Editorial, October 2010
Recently I read a little book by the German Catholic philosopher Josef Pieper called Tradition: Concept and Claim (St. Augustine’s Press, 2010). In the book Pieper offers some reflections on the important notion of tradition. He is not primarily concerned with tradition as it is understood in Catholic theology, but what he has to say is very applicable to tradition as a norm of Catholic doctrine and morals.
Tradition, Pieper says, is the process of handing on or transmitting some truth, such as a teaching, a statement about reality, or a proverb; it can also be a custom, a legal maxim, or a holiday, like the Fourth of July. An essential point regarding what is handed down as a tradition is that it is not changed in any way by either addition or subtraction. It is handed down from one generation to the next, like a precious diamond that always remains the same.
Traditions like that help to unify a people or a nation. Common traditions tend to bind people together; we see that in this country at Fourth of July celebrations, when people of different ethnic and social backgrounds get together to celebrate the founding of the country.
Pieper makes the point that a physical science, like physics, does not have a tradition in the same sense, because it is constantly undergoing change and revision. In a sense everything is up for grabs as new discoveries are made. He also says that teaching is not the same thing as tradition. The teacher forms students according to his own way of proceeding and according to his own insights and way of thinking. He may pass on some traditions, but that is not primarily what teaching is about. He strives, or should strive, to communicate truth to his students, and that truth is constantly being added to.

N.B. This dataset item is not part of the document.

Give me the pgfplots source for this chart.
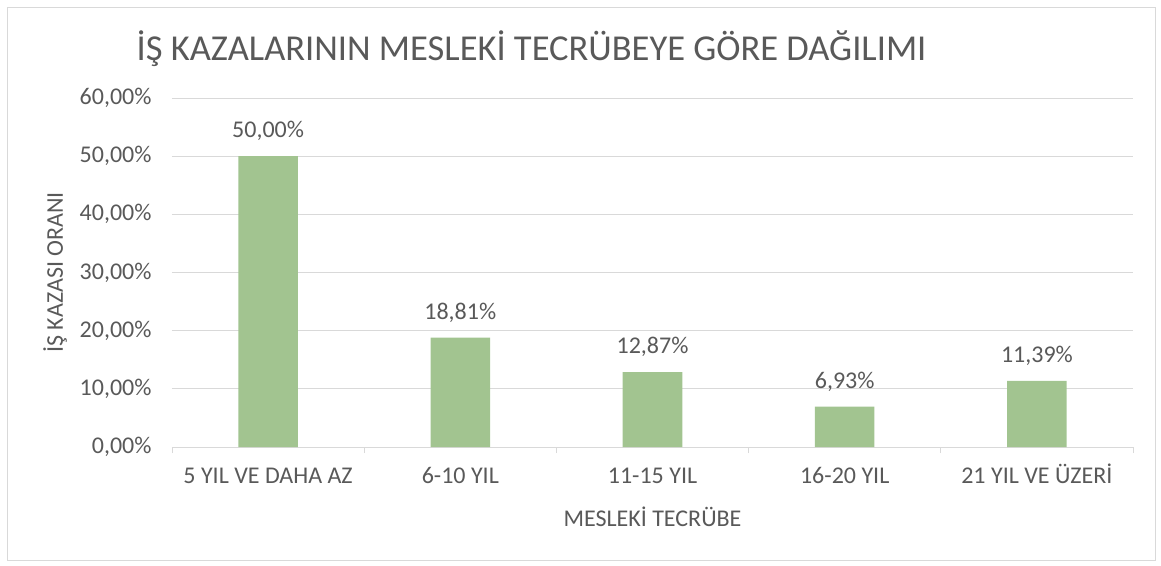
\documentclass[border=0pt]{standalone}
\usepackage{pgfplots}
\pgfplotsset{compat=1.18}
\usepackage{fontspec}
\setmainfont{Carlito}
\definecolor{bargreen}{HTML}{A2C490}
\definecolor{txt}{HTML}{595959}
\definecolor{gridc}{HTML}{D9D9D9}
\begin{document}
\begin{tikzpicture}
\useasboundingbox (-172pt,-118pt) rectangle (989pt,447pt);
\draw[gridc, line width=0.8pt] (-165pt,-113pt) rectangle (983pt,440pt);
\begin{axis}[
  at={(0pt,0pt)}, anchor=south west,
  scale only axis, width=961pt, height=349pt,
  ymin=0, ymax=60, xmin=-0.5, xmax=4.5,
  axis x line*=bottom, axis y line*=left,
  y axis line style={draw=none},
  x axis line style={draw=gridc, line width=0.8pt},
  ymajorgrids, grid style={draw=gridc, line width=0.8pt},
  ytick={0,10,20,30,40,50,60},
  ytick style={draw=none},
  xtick={0,1,2,3,4},
  xticklabels={5 YIL VE DAHA AZ, 6-10 YIL, 11-15 YIL, 16-20 YIL, 21 YIL VE ÜZERİ},
  major x tick style={draw=none},
  minor xtick={-0.5,0.5,1.5,2.5,3.5,4.5},
  minor x tick style={draw=gridc, line width=0.8pt},
  minor tick length=6pt, tick align=outside,
  /pgf/number format/assume math mode=true,
  yticklabel={\pgfmathprintnumber[fixed,fixed zerofill,precision=2,use comma]{\tick}\%},
  ticklabel style={font=\fontsize{24}{29}\selectfont, text=txt},
  yticklabel style={xshift=-12.7pt},
  xticklabel style={yshift=-13pt, text height=15.5pt, text depth=0pt},
  xlabel={MESLEKİ TECRÜBE},
  ylabel={İŞ KAZASI ORANI},
  every axis x label/.style={at={(axis description cs:0.5,0)}, yshift=-70pt, anchor=center, font=\fontsize{24}{29}\selectfont, text=txt},
  every axis y label/.style={at={(axis description cs:-0.1217,0.5)}, rotate=90, anchor=center, font=\fontsize{24}{29}\selectfont, text=txt},
  ybar, bar width=0.31,
  nodes near coords={\pgfmathprintnumber[fixed,fixed zerofill,precision=2,use comma]{\pgfplotspointmeta}\%},
  every node near coord/.style={anchor=center, yshift=25pt, font=\fontsize{24}{29}\selectfont, text=txt},
  clip=false,
]
\addplot[fill=bargreen, draw=none] coordinates {(0,50.00) (1,18.81) (2,12.87) (3,6.93) (4,11.39)};
\end{axis}
\node[text=txt, font=\fontsize{36.5}{44}\selectfont] at (359.5pt,398pt) {İŞ KAZALARININ MESLEKİ TECRÜBEYE GÖRE DAĞILIMI};
\end{tikzpicture}
\end{document}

Tradition as it is understood in the Catholic Church is something quite different from the description given above because what is handed down from one generation to the next is divine revelation—either as the word of God or divine events such as the birth, life, death, and resurrection of Jesus Christ. That revelation is also called the “deposit” of faith. We find it expressed in the liturgy of the Church, in the Bible, in the Fathers of the Church and in the Magisterium.
Tradition in this sense is also called “sacred” because it comes from God himself—it is not a human invention. Church authorities—the pope and bishops—have a serious obligation to hand on the deposit of faith without adding to it or taking anything away from it. Their task is to hand on unchanged what they have received ultimately from God.
What, then, is the role of theology, which is faith seeking understanding? Theology’s task is to reflect on the deposit of faith, to seek new insights into divine revelation and apply them to the age in which it takes place. Examples of this are Augustine, Thomas Aquinas and Cardinal John Henry Newman. Of course, there is such a thing as the development of doctrine, but this means coming to a deeper understanding of divine revelation and making explicit what was implicit in what God said or did in the past.
The Church’s most recent teaching about tradition is found in chapter 2 of Vatican II’s Dogmatic Constitution on Divine Revelation. There we read that there is “a close connection and communication between sacred tradition and sacred Scripture. For both of them, flowing from the same divine wellspring, in a certain way merge into a unity and tend toward the same end.” Revelation, however, is broader than just the Bible and was communicated to the Church before it was written down. In the same place Vatican II says, “Consequently, it is not from sacred Scripture alone that the Church draws her certainty about everything which has been revealed” (§9). So there are revealed truths in tradition which are not written down in the Bible. On this point the Council said, “Sacred tradition and sacred Scripture form one sacred deposit of the word of God, which is committed to the Church” (§10).
“The task of authentically interpreting the word of God, whether written or handed on, has been entrusted exclusively to the living teaching office of the Church, whose authority is exercised in the name of Jesus Christ”(§10). According to the Council, then, Scripture, tradition and the Magisterium are united and stand together as the source and norm for Catholic theology, spirituality and liturgy.